“Oh my God that’s amazing.” I was just beginning the session and my client spoke aloud. Was her effusive praise directed at my hands? My technique? The massage oil? Essential oils? The linens she was on, or the music I’d selected?
No, no, no, no, and no annnnnnd….no.
It was the warm towel I put on her feet.
“I know you think I come here for your massage,” said another client, with a bit of tongue-in-cheek. “But I don’t. I come for all the warm things.”
It’s important that we care about our career: our reputation, amongst our colleagues and the community; our sense of trajectory, in terms of improving our work, introducing new modalities as it seems appropriate; and re-marketing/re-branding ourselves so that we get a regular influx of new clients. (People still need to discover you for the first time, even if you’re doing what you’ve been doing forever.)
I have to say, however, that based on my nearly 15 years of experience as a massage therapist – and nearly 20 of receiving it on a semi-regular basis – the client doesn’t care about any of that. Take heed! The client wants to be warm! Cozy! Swaddled, if I may. “Burrito-ed” is how one of my friends puts it.
Not stuffy or sweltering, but…nestled. Tended.
It’s November here in Maine. We know we’re going to be cold for a long stretch, at least until May. That’s where the warm towels come in.
As a professional licensed massage therapist, I am many things to my clients. But the most basic service I give them all is feeling taken care of. Here, modern MTs might balk at the idea, with their arsenal of training, experience and perhaps the need to justify themselves (the phrase “bow and scrape” comes to mind) before the almighty healthcare industry.
“I have charts! Books! Formulas! Techniques! Proof! Certificates of Mastery!”
Keep up on that stuff, but remember: clients don’t care. They want to feel like you care about them, not your agenda for them. (Reminder: you do care about them. That’s why you’re a massage therapist.)
Okay, so: right now, an easy way to convey your kind regard for their every need is to make sure they are WARM. (And please don’t assume this post is only for those of us in the 44.4 latitude: if you work in air conditioning, warmth is still an important part of your practice.)
Ways you can help:
Ask. During the intake. “How does the temperature in the room feel?”

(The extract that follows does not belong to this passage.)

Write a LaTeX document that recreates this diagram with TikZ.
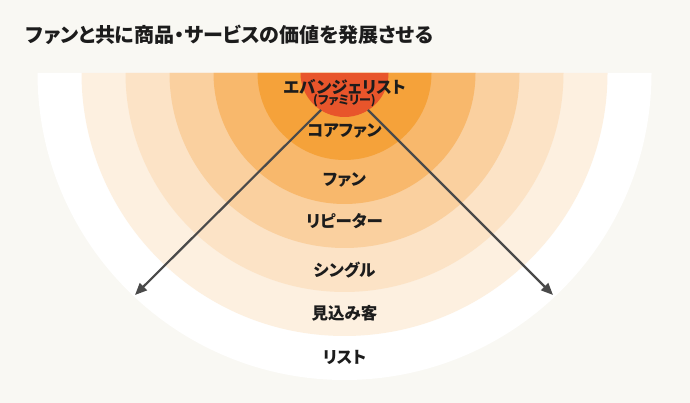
\documentclass[tikz,border=0pt]{standalone}
\usepackage{fontspec}
\newfontfamily\jp{Noto Sans CJK JP}[RawFeature={+palt}]
\usetikzlibrary{arrows.meta,calc}
\definecolor{bg}{HTML}{F9F8F3}
\definecolor{ringA}{HTML}{FFFFFF}
\definecolor{ringB}{HTML}{FDF0E0}
\definecolor{ringC}{HTML}{FCE3C6}
\definecolor{ringD}{HTML}{FAD09F}
\definecolor{ringE}{HTML}{F8B86C}
\definecolor{ringF}{HTML}{F5A23A}
\definecolor{ringG}{HTML}{E8552B}
\definecolor{txt}{HTML}{1C1C1C}
\definecolor{arr}{HTML}{4A4A4A}
\tikzset{
  lbl/.style={font=\jp\bfseries\fontsize{16.5}{16.5}\selectfont, text=txt, inner sep=0pt, anchor=center},
  sublbl/.style={font=\jp\bfseries\fontsize{12}{12}\selectfont, text=txt, inner sep=0pt, anchor=center},
  titlelbl/.style={font=\jp\bfseries\fontsize{20}{20}\selectfont, text=txt, inner sep=0pt, anchor=west},
  arrline/.style={draw=arr, line width=2.2pt, -{Triangle[length=12pt,width=10pt]}},
}
\begin{document}
\begin{tikzpicture}[x=1pt,y=1pt]
\useasboundingbox (0,0) rectangle (690,403);
\fill[bg] (0,0) rectangle (690,403);
\coordinate (c) at (344.5,330);
\foreach \r/\col in {307/ringA,263/ringB,219/ringC,175/ringD,131/ringE,87/ringF,44/ringG}{
  \fill[\col] ($(c)+(-\r,0)$) arc (180:360:\r) -- cycle;
}
\node[titlelbl] (title) at (26,368) {ファンと共に商品・サービスの価値を発展させる};
\node[lbl] (evan) at (344.5,316) {エバンジェリスト};
\node[sublbl] (fam) at (344.5,302) {(ファミリー)};
\node[lbl] (core) at (344.5,272) {コアファン};
\node[lbl] (fan) at (344.5,223) {ファン};
\node[lbl] (rep) at (344.5,182) {リピーター};
\node[lbl] (single) at (344.5,133) {シングル};
\node[lbl] (pros) at (344.5,90) {見込み客};
\node[lbl] (list) at (344.5,46) {リスト};
\coordinate (ls) at (321,293);
\coordinate (lt) at (135,108);
\coordinate (rs) at (368,293);
\coordinate (rt) at (553,108);
\draw[arrline] (ls) -- (lt);
\draw[arrline] (rs) -- (rt);
\end{tikzpicture}
\end{document}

“When you’re relaxing on the table, do you find you’re on the warm side or the chilly side?” Most people who suffer from being chilly will let you know.
At the beginning of the session: “Are you warm enough?”
I hear, often, “Yes, I am cozy, but my feet are still cold.” On goes the hot towel!
Feel. I like to do compressions down legs and feet, even if I’m starting the massage with neck and back, not only for the client to feel a full sense of themselves from the get-go, but also to notice what’s cold and remedy it right away. Most people can’t relax if they’re cold, and your work is in vain if they’re not relaxing.
Also, if you’re massaging and you suddenly feel or see goosebumps, the client may be getting chilled. Find out.
Plan. What do you have in your office to help a client warm up? Here’s what I got: a landlord who (thankfully) lets me set the thermostat at 70, a table warmer, flannel linens and fleecy blanket, essential oils that are warming in nature, and a crockpot stuffed with towels that I heat up and place strategically: on cold feet, cold hands, on the back after I’ve massaged it, rolled up under the neck after I’ve worked there. What you got?
(Also in deep winter I do heated socks.)
(And quite honestly I do not like those hot towel cabinets. Moist heat becomes moist cold and nobody likes cold wet on their skin. Stick to DRY heat, I say. Unless you use hot stones! I bet you do! Those are GREAT. I wish I had a sink in my office bathroom that I could clean them in, otherwise I would have some.)
I’ve also heard heating pads, stand-alone ceramic room heaters, and Thermaphore products work well.
Consider. Of course I have been talking physical warmth here, but there is a deeper warmth that clients really respond to. For some practitioners this takes time to develop, and for others it just needs kindling.
The energy of compassion and the intention for healing is warming. When I practice Reiki, or consider the affection I feel for my client, or drop into that blessed meditative quiet of a session, my hands get hot, almost directly in the palms. “Did you heat up your hands in the crockpot? They’re so warm!” some clients have said to me.
When a client comes in and I listen carefully, my heart energy expands and what I say, how I behave, is infused with genuine care (or at the very least that is my goal)…which the client experiences as…warmth.
Enveloping a client in warmth is always a good idea, whether physical, emotional or spiritual.
(Unless they’re having a hot flash! In which case, life in wintry Maine is ideal: I just open a window.)